• Texas Gov. Greg Abbott launched a border security initiative in 2021 to respond to a surge in migrants.
  • Several Texas troopers said border security was given orders to push migrants back into the water.
  • The Texas Department of Safety said the allegations are under internal investigation.

A state trooper with the Texas Department of Public Safety recently called some of the apparent directives given to border security officers "inhumane," claiming that he had been ordered to push migrants "back into the water to go to Mexico" and to deny them drinking water, according to emails obtained and published by the Houston Chronicle, which is owned by Hearst.

In 2021, Gov. Greg Abbott launched a $5 billion border security initiative, Operation Lone Star, to respond to a historic surge in migrants crossing the southwest border. The state has since deployed more troops with the National Guard and Department of Public Safety.

This year, miles of concertina wire — a type of razor wire — and large orange buoys were installed to deter migrants crossing through the Rio Grande River near the city of Eagle Pass.

Since the new measures have been implemented, in addition to the source cited by the Chronicle several other state troopers have raised concerns against the governor's aggressive approach, The New York Times reported.

According to a memo to the state's Department of Public Safety that was obtained by The Times, US Border Patrol officials have also raised concerns about razor wire placed along the river, saying that the wire creates hazardous conditions for the migrants and border agents.

Migrants crossing the Rio Grande from Mexico walk past large orange buoys deployed by Texas border security. Foto: Eric Gay/AP

The Texas trooper provided accounts of migrants getting caught in the razor wire and being ordered to deny people drinking water while weathering the extreme heat, according to The Associated Press, which also reviewed the emails.

Texas Trooper Nicholas Wingate, a medic, claimed in a message to a superior that he and another trooper were ordered to "push the people back into the water to go to Mexico" after running into a group of 120 migrants, including children and mothers with babies, in June.

Three other Texas state troopers also said they were giving explicit orders to deny water and tell migrants to go back to Mexico, The Times reported.

According to the Chronicle, Wingate urged for policy changes to improve safety for the migrants, including removing the order to deny migrants water.

"Due to the extreme heat, the order to not give people water needs to be immediately reversed as well," the trooper wrote.

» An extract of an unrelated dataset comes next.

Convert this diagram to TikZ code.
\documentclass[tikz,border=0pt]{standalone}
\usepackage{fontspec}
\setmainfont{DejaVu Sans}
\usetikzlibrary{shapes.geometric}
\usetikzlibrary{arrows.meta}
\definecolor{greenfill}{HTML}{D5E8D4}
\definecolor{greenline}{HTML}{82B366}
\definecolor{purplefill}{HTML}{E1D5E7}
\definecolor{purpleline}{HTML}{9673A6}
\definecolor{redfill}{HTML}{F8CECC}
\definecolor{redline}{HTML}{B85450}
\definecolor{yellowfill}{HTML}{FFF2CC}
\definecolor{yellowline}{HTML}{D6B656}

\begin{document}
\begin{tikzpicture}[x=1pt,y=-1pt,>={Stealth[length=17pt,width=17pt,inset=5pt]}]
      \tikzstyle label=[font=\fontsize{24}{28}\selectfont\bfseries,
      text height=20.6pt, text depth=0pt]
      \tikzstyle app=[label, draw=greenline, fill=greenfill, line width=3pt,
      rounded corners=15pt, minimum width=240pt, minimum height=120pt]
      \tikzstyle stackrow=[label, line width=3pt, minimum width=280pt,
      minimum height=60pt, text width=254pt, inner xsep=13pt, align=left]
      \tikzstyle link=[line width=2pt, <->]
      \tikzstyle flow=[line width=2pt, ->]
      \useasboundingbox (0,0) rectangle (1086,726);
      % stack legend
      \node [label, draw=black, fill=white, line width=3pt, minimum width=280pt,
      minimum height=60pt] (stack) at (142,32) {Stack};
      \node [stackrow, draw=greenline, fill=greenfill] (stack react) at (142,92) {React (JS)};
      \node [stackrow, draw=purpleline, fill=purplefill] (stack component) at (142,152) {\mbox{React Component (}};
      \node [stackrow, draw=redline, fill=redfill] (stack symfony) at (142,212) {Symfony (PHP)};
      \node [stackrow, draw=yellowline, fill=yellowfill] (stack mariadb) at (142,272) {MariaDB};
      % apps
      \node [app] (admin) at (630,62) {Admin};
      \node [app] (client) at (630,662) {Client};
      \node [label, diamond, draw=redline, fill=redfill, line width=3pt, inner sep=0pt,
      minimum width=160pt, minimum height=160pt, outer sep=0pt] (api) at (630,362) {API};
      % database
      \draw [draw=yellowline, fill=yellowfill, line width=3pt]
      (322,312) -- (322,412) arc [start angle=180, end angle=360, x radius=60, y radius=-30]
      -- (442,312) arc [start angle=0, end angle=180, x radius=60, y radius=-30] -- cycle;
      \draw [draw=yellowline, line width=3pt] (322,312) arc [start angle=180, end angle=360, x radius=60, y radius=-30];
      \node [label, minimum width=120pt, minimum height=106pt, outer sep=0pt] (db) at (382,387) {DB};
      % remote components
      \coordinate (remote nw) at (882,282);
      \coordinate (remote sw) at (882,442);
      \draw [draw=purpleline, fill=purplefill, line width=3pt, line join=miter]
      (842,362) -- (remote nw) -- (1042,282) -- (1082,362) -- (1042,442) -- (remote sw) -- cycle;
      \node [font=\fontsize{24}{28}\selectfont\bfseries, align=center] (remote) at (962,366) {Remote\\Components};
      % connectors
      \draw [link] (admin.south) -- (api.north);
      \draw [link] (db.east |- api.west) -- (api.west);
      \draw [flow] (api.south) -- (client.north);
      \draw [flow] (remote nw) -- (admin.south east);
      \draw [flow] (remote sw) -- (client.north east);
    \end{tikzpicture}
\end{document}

A spokesperson for the Texas Department of Safety did not immediately respond to a request for comment.

Travis Considine, a spokesperson for the Department of Safety, told Associated Press said that the agency did not have a directive to push migrants back into the river or deny them drinking water and that the claims from Wingate are being investigated.

"Troopers give migrants water," Considine said on Twitter.

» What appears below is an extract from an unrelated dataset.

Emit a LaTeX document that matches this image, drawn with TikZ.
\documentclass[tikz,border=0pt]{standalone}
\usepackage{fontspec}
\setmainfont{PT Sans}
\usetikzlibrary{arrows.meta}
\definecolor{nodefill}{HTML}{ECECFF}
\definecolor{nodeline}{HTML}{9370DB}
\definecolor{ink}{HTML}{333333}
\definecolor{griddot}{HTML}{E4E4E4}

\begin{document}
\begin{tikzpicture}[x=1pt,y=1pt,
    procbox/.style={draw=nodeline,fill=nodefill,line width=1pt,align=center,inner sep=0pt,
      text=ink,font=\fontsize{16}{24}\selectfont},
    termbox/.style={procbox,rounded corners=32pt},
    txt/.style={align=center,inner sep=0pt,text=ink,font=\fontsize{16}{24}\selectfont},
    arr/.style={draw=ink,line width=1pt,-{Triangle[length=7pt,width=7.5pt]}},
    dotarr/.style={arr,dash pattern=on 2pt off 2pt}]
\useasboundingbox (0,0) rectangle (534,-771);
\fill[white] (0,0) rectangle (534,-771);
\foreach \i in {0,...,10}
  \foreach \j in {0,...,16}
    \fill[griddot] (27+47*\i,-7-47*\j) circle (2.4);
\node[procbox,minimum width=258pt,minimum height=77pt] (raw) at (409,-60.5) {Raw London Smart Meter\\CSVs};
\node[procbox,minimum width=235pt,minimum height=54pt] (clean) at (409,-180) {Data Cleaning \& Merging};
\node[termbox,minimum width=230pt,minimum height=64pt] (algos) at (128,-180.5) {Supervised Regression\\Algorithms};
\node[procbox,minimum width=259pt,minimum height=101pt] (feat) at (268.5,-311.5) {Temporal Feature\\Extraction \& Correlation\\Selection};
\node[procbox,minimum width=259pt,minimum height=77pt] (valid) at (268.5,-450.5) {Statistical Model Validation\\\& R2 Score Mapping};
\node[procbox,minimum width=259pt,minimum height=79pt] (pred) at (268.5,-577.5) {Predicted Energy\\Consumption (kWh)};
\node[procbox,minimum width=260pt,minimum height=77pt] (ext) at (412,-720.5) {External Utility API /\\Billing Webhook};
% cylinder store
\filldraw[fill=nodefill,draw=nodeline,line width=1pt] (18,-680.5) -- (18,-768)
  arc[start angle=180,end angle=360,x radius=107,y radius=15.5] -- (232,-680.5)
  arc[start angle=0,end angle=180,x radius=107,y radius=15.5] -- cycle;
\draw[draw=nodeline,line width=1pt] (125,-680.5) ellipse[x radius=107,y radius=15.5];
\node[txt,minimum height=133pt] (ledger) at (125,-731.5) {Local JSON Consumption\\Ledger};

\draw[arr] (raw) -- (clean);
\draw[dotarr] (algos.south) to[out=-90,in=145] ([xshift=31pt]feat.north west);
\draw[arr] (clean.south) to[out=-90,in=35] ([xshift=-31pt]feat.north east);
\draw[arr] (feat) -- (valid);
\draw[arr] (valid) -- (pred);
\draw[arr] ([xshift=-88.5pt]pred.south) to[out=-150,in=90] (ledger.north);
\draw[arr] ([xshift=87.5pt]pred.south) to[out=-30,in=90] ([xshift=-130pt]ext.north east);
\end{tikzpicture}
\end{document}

"If there are women and children who are asking for water, they're getting water," Considine told The Times. "A group of 30 adult males comes, and they're begging for water. I'm not going to say there are not troopers saying, 'We're not going to give you water.'"

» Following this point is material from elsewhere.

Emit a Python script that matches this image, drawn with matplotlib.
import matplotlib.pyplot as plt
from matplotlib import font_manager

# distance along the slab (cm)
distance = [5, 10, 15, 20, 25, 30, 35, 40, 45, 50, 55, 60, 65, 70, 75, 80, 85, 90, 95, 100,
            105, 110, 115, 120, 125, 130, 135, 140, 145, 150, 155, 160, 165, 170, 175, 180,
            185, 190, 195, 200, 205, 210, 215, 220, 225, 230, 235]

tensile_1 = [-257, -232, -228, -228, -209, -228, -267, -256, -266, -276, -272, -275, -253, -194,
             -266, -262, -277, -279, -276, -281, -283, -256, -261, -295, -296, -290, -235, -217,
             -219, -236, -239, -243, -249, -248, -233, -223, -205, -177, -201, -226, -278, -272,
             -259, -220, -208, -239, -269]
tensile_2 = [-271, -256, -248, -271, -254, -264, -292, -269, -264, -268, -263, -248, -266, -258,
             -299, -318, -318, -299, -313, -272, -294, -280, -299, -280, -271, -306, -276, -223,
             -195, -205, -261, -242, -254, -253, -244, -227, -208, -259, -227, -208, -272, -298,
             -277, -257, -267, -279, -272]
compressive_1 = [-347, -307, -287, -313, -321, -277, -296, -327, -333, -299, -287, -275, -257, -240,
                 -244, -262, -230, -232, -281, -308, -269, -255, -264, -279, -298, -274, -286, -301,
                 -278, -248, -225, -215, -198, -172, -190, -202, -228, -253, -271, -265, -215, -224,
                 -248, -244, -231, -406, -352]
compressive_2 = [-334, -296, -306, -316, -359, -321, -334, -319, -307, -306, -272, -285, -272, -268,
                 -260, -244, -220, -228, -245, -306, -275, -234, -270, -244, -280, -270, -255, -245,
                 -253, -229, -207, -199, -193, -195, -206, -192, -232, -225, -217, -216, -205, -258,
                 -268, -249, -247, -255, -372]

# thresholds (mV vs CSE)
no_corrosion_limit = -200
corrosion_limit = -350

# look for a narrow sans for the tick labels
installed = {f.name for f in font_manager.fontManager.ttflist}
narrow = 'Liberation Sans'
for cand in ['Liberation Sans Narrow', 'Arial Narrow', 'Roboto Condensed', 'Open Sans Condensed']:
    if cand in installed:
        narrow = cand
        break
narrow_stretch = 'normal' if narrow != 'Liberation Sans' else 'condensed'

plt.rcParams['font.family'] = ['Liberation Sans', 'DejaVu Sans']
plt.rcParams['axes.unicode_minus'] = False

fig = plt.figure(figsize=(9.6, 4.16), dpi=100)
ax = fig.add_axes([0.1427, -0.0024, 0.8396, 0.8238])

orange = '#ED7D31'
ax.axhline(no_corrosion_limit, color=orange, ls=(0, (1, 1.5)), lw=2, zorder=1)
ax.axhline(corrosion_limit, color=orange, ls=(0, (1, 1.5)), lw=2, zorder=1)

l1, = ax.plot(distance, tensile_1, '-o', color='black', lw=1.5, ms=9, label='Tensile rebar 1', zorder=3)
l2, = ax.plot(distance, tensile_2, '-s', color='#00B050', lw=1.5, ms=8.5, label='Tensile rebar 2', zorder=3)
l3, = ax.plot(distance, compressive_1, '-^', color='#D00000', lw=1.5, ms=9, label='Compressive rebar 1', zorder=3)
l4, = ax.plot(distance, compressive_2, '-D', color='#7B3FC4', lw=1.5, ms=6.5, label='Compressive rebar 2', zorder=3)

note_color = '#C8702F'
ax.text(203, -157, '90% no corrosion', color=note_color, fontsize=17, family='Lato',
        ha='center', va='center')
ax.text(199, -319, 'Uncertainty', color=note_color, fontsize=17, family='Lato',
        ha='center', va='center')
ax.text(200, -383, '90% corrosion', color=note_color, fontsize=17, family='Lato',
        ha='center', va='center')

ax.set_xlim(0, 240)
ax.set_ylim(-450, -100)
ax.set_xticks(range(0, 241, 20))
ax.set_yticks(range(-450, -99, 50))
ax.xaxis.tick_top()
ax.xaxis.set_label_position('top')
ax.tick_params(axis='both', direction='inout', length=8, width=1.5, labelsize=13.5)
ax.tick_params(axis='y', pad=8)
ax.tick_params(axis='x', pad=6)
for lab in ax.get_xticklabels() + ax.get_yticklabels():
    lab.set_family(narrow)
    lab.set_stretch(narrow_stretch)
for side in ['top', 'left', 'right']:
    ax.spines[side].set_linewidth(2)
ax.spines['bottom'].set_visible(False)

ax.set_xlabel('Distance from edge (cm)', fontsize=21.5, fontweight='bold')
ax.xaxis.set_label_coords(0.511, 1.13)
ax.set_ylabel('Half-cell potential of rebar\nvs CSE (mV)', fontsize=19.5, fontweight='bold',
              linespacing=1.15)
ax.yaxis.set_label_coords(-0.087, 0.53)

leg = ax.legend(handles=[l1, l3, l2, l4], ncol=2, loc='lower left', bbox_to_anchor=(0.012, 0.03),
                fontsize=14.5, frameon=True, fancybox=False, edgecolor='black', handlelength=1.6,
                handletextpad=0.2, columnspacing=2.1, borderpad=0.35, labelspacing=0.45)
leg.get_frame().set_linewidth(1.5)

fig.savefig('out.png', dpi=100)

According to The Times, Considine added that troopers might tell migrants to get water in Mexico if they do not appear to be in distress.

Abbott also released a statement Tuesday saying that "no orders or directions have been given under Operation Lone Star that would compromise the lives of those attempting to cross the border illegally."

Abbott's office did not respond to an inquiry to address the specific accounts from Wingate.

The details in the email provide a glimpse of some of the risks thousands of migrants attempting to cross the US-Mexico border each day face.

Wingate claimed in an email to have witnessed a pregnant woman who was having a miscarriage getting caught in the wire. In another account, a four-year-old girl passed out from heat exhaustion and was pushed back by National Guard soldiers, the Chronicle reported.

The trooper also sent an email to a superior that suggested razor wire-wrapped barrels were installed in some parts of the river — describing them as "traps" — that can increase the risk of drowning because they push people into deeper parts of the river, according to the report.

Considine told The Times that "barrel traps" were not deployed but that it was possible a barrel wrapped in razor wire floated away. His department has yet to confirm the case, he said.

"I believe we a have stepped over a line into the in humane," Wingate wrote, according to Breitbart, which revealed more aspects of the trooper's email. "We need to operate it correctly in the eyes of God. We need to recognize that these are people who are made in the image of God and need to be treated as such."